March has been a relatively quiet month with yields trading in a relatively tight range, ending about 10bps lower, as the RBA has been on hold since November and the market consensus being the rate hike cycle has ended.
The question now being asked is when will inflation be considered under control and rate cuts can start happening to provide some relief to mortgage holders? If the recent unemployment numbers continue then that date is looking further off, with a very strong February print and unemployment back down to 3.7%.
Higher yields are of course much better for investors, with the yield on investment grade bonds remaining above the dividend yield of the ASX200, which hasn’t been the case since 2012.
Conservative portfolio:
This portfolio is all investment grade and all AUD.
The current portfolio yields 5.64% and consists of ten bonds of roughly equal weight by value to total an approximate $530k spend.
As a reminder, the portfolio contains a government and semi-government bond with low yields. These are not expected to be held to maturity, but instead traded if and when yields fall. Therefore, the portfolio yield is understated compared to expectations given it is unlikely this low yield to maturity will be realised on these bonds.
We have traded a lot of investment grade RMBS in the last month, particularly in the BBB rating band. The portfolio has had an A-rated note included for some time now, but as the risks from mortgage stress are receding as mortgagees adjust to the new rate environment, we are happy to go down a notch to pick up some extra yield.
HSBC issued a new subordinated bond – their first in AUD – during the month at an attractive yield of 6.2%. However, that didn’t last long and having rallied the yield is now more like 5.7%. We would have included it at 6.2%, but at the current yield we prefer the higher income of the WBC 7.199% 2033 at a broadly similar yield, despite the higher capital price.
This also maintains the longer duration of the portfolio, looking to pick up further capital price improvements should the yields fall.
Liberty Financial did indeed issue their annual new bond at an attractive yield. We therefore replaced the 2028 version with the new 2029 maturity for a pickup in yield from the same credit for a one-year extension in tenor, but no corresponding duration increase as the bond is floating rate.
Balanced portfolio:
The Balanced portfolio adds higher yielding bonds to the base Conservative portfolio to achieve a higher yield, while maintaining a balance between risk and return, skewed towards preserving capital rather than chasing yield.
It aims to have between 15-20 positions, with the high yielding bonds in smaller parcel sizes (comprising 38% of the total portfolio) to reflect their riskier nature.
The current portfolio has 16 bonds, yields 6.80% and is an approximate $600k spend.
This portfolio, by virtue of the high yielding allocation, has a much shorter duration than the Conservative.
We make the same change to the investment grade RMBS as in the Conservative portfolio.
It is also time to say goodbye to one of my all-time favourite bonds, the Genworth BBSW +5.00% 2025c.

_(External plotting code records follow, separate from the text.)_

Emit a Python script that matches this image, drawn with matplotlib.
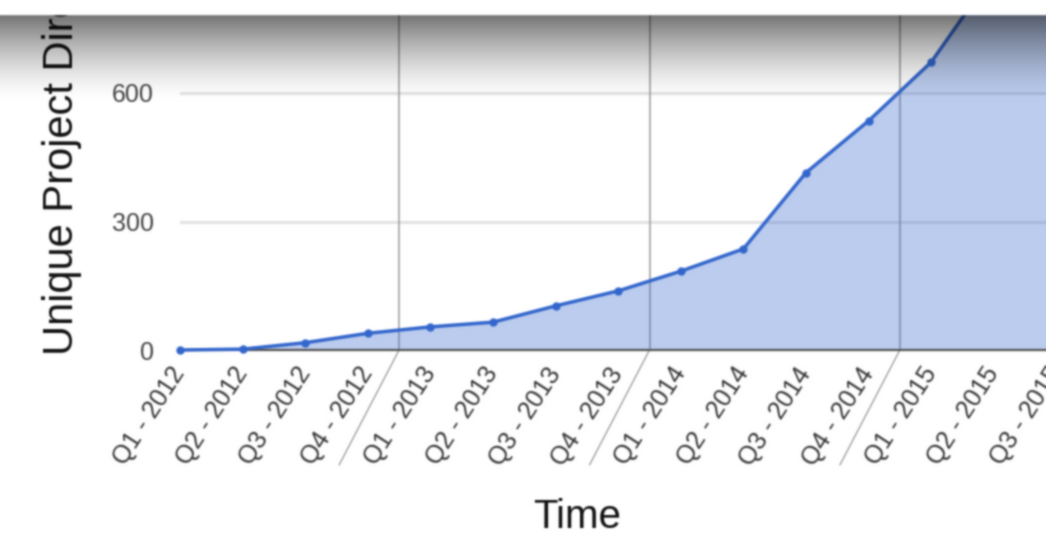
import numpy as np
import matplotlib
matplotlib.use("Agg")
import matplotlib.pyplot as plt
from matplotlib.patches import Rectangle

plt.rcParams['font.family'] = ['Liberation Sans', 'DejaVu Sans']

# quarterly counts of unique project directories
quarters = ['Q1 - 2012', 'Q2 - 2012', 'Q3 - 2012', 'Q4 - 2012',
            'Q1 - 2013', 'Q2 - 2013', 'Q3 - 2013', 'Q4 - 2013',
            'Q1 - 2014', 'Q2 - 2014', 'Q3 - 2014', 'Q4 - 2014',
            'Q1 - 2015', 'Q2 - 2015', 'Q3 - 2015']
directories = [0, 2, 17, 39, 54, 65, 103, 138, 184, 236, 414, 535, 672, 880, 1100]
year_breaks = [3.5, 7.5, 11.5]
y_ticks = [0, 300, 600]

W, H = 1046, 540
fig = plt.figure(figsize=(W / 100, H / 100), dpi=100)
fig.patch.set_facecolor('white')

# axes runs past the right edge of the canvas
left_px, right_px, top_px, base_px = 180, 1100, 14, 350
ax = fig.add_axes([left_px / W, 1 - base_px / H,
                   (right_px - left_px) / W, (base_px - top_px) / H])
step = 62.6
ax.set_xlim(0, (right_px - left_px) / step)
ax.set_ylim(0, (base_px - top_px) / 128.5 * 300)

x = np.arange(len(quarters))
y = np.array(directories)

for sp in ax.spines.values():
    sp.set_visible(False)

ax.set_yticks(y_ticks)
ax.set_yticklabels([str(v) for v in y_ticks])
ax.yaxis.grid(True, color='#e3e3e3', lw=2.2, zorder=0)
ax.set_axisbelow(True)
for xb in year_breaks:
    ax.axvline(xb, color='#9a9a9a', lw=1.1, zorder=1)
    ax.annotate('', xy=(xb, 0), xytext=(-60, -115), textcoords='offset pixels',
                arrowprops=dict(arrowstyle='-', color='#8a8a8a', lw=0.8,
                                shrinkA=0, shrinkB=0),
                annotation_clip=False)

ax.fill_between(x, 0, y, color='#3366cc', alpha=0.33, lw=0, zorder=2)
ax.plot(x, y, color='#3366cc', lw=2.5, marker='o', ms=5, zorder=4, clip_on=False)
ax.axhline(0, color='#555555', lw=1.6, zorder=3, clip_on=False)

ax.tick_params(axis='both', length=0)
ax.tick_params(axis='y', pad=19, labelsize=18, labelcolor='#444444')
ax.set_xticks(x)
ax.set_xticklabels(quarters, rotation=57, ha='right', va='center',
                   rotation_mode='anchor', fontsize=18, color='#333333')
ax.tick_params(axis='x', pad=14)

fig.text(62 / W, 1 - 355 / H, 'Unique Project Directories', rotation=90,
         ha='center', va='bottom', fontsize=30, color='#111111')
fig.text(577 / W, 1 - 517 / H, 'Time', ha='center', va='center',
         fontsize=29, color='#111111')

# dark fade across the top band
shade_top, shade_bot = 14, 102
sh = fig.add_axes([0, 1 - shade_bot / H, 1, (shade_bot - shade_top) / H], zorder=5)
t = np.linspace(0, 1, 200)
grad = np.zeros((200, 1, 4))
grad[:, 0, 3] = 0.56 * (1 - t) ** 1.5
sh.imshow(grad, aspect='auto', extent=[0, 1, 0, 1], interpolation='bilinear')
sh.set_axis_off()

fig.add_artist(Rectangle((0, 1 - shade_top / H), 1, shade_top / H,
                         transform=fig.transFigure, color='white', zorder=10))

# soften the rendered image slightly
fig.canvas.draw()
img = np.asarray(fig.canvas.buffer_rgba())[..., :3].astype(float) / 255
k = np.exp(-0.5 * (np.arange(-3, 4) / 0.9) ** 2)
k /= k.sum()
pad = np.pad(img, ((3, 3), (3, 3), (0, 0)), mode='edge')
tmp = sum(k[i] * pad[:, i:i + img.shape[1]] for i in range(7))
img = sum(k[i] * tmp[i:i + img.shape[0]] for i in range(7))
plt.imsave('out.png', np.clip(img, 0, 1))
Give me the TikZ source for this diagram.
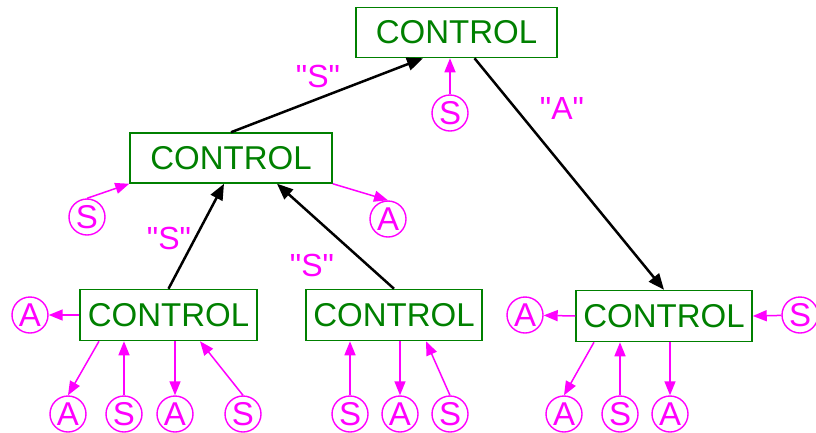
\documentclass[tikz,border=0pt]{standalone}
\usepackage{fontspec}
\setmainfont{Liberation Sans}
% same family without the TeX quote mapping, for straight quotes
\newfontfamily\plainsans{Liberation Sans}
\usetikzlibrary{arrows.meta}
\definecolor{boxgreen}{RGB}{0,128,0}
\definecolor{sigcol}{RGB}{255,0,255}
\begin{document}
\begin{tikzpicture}[x=1pt,y=-1pt,
  ctrl/.style={draw=boxgreen,line width=1.5pt,text=boxgreen,inner sep=0pt,
    minimum height=50pt,font=\fontsize{33}{38}\selectfont},
  sig/.style={circle,draw=sigcol,line width=1.4pt,text=sigcol,inner sep=0pt,
    minimum size=36pt,font=\fontsize{33}{38}\selectfont},
  msg/.style={text=sigcol,inner sep=0pt,font=\plainsans\fontsize{32}{38}\selectfont},
  link/.style={line width=2.5pt,-{Triangle[length=16pt,width=13pt]}},
  sarr/.style={draw=sigcol,line width=1.5pt,-{Triangle[length=14pt,width=11pt]},fill=sigcol}
]
\useasboundingbox (0,0) rectangle (816,432);

% control boxes
\node[ctrl,minimum width=201pt] (top) at (456.5,32.5) {CONTROL};
\node[ctrl,minimum width=202pt] (ml)  at (231,158)    {CONTROL};
\node[ctrl,minimum width=177pt,minimum height=51pt] (bl) at (168.5,315) {CONTROL};
\node[ctrl,minimum width=176pt,minimum height=51pt] (bm) at (394,315)   {CONTROL};
\node[ctrl,minimum width=176pt,minimum height=51pt] (br) at (664,316)   {CONTROL};

% links between the controls
\draw[link] (ml.north) -- ([xshift=-33.5pt]top.south);
\draw[link] ([xshift=18pt]top.south) -- (br.north);
\draw[link] (bl.north) -- ([xshift=-7pt]ml.south);
\draw[link] (bm.north) -- ([xshift=46pt]ml.south);

% message labels
\node[msg] (q1) at (318,76)  {"S"};
\node[msg] (q2) at (562,108) {"A"};
\node[msg] (q3) at (169,238) {"S"};
\node[msg] (q4) at (312,265) {"S"};

% signals of the top control
\node[sig] (ts) at (450,113) {S};
\draw[sarr] (ts) -- (top.south -| ts);

% signals of the middle control
\node[sig] (ms) at (87,217) {S};
\node[sig] (ma) at (388,219) {A};
\draw[sarr] (ms.north) -- (ml.south west);
\draw[sarr] (ml.south east) -- (ma.north);

% signals of the lower left control
\node[sig] (la)  at (30,315)  {A};
\node[sig] (la1) at (68,414)  {A};
\node[sig] (ls1) at (124,414) {S};
\node[sig] (la2) at (175,414) {A};
\node[sig] (ls2) at (243,414) {S};
\draw[sarr] (bl.west) -- (la);
\draw[sarr] ([xshift=-69.5pt]bl.south) -- (la1.north);
\draw[sarr] (ls1) -- (bl.south -| ls1);
\draw[sarr] (bl.south -| la2) -- (la2);
\draw[sarr] (ls2.north) -- ([xshift=31.5pt]bl.south);

% signals of the lower middle control
\node[sig] (ms1) at (350,414) {S};
\node[sig] (ma1) at (400,414) {A};
\node[sig] (ms2) at (450,414) {S};
\draw[sarr] (ms1) -- (bm.south -| ms1);
\draw[sarr] (bm.south -| ma1) -- (ma1);
\draw[sarr] (ms2.north) -- ([xshift=32pt]bm.south);

% signals of the right control
\node[sig] (ra)  at (525,315) {A};
\node[sig] (rs)  at (800,315) {S};
\node[sig] (ra1) at (564,414) {A};
\node[sig] (rs1) at (620,414) {S};
\node[sig] (ra2) at (670,414) {A};
\draw[sarr] (br.west) -- (ra);
\draw[sarr] (rs) -- (br.east);
\draw[sarr] ([xshift=-70pt]br.south) -- (ra1.north);
\draw[sarr] (rs1) -- (br.south -| rs1);
\draw[sarr] (br.south -| ra2) -- (ra2);
\end{tikzpicture}
\end{document}
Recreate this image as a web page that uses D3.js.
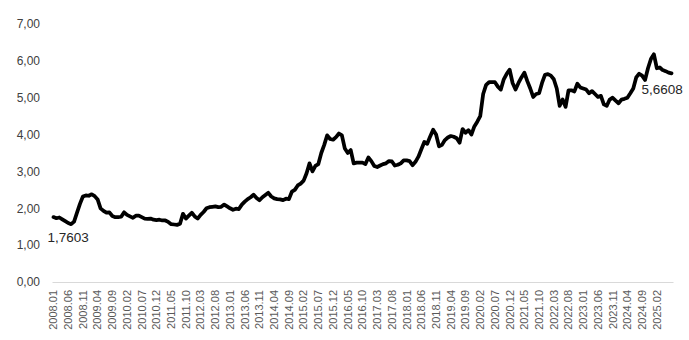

It is getting close to the expected call date and the yield is reducing so we switched this out for the new Liberty bond as above for a decent pick up in yield. Again, both are floating, so no change to duration.
Pepper Money have a new 2026c subordinated bond, so we simply switched the 2025 for the 2026 for a yield pickup.
There was no new high yield RMBS issuance, so we made no changes there. Spreads are reducing in the face of relentless demand so in any case we may not have found a new bond attractive enough.
High-Yield portfolio:
The High Yield portfolio looks to generate a higher yield while still looking to have a bias towards as low risk positions as possible.
This is achieved by good diversification and attempting to identify fundamentally mispriced bonds.
The current portfolio has 14 bonds, yields 9.29% and is an approximate $420k spend, demonstrating the concept of greater diversity in higher risk positions.
We make the same change extending the Pepper Money maturity as in the Balanced portfolio above.
The Macquarie 6.125% 2027c USD bond just sneaks over 7% in yield and so we keep it in the portfolio despite it being rated investment grade after the recent upgrade. We are cautious on USD at these levels but at this yield for this quality it stays in for now.
There being no other high yield issuance the remainder of the portfolio remains the same, earning a very strong ~8.5% running yield.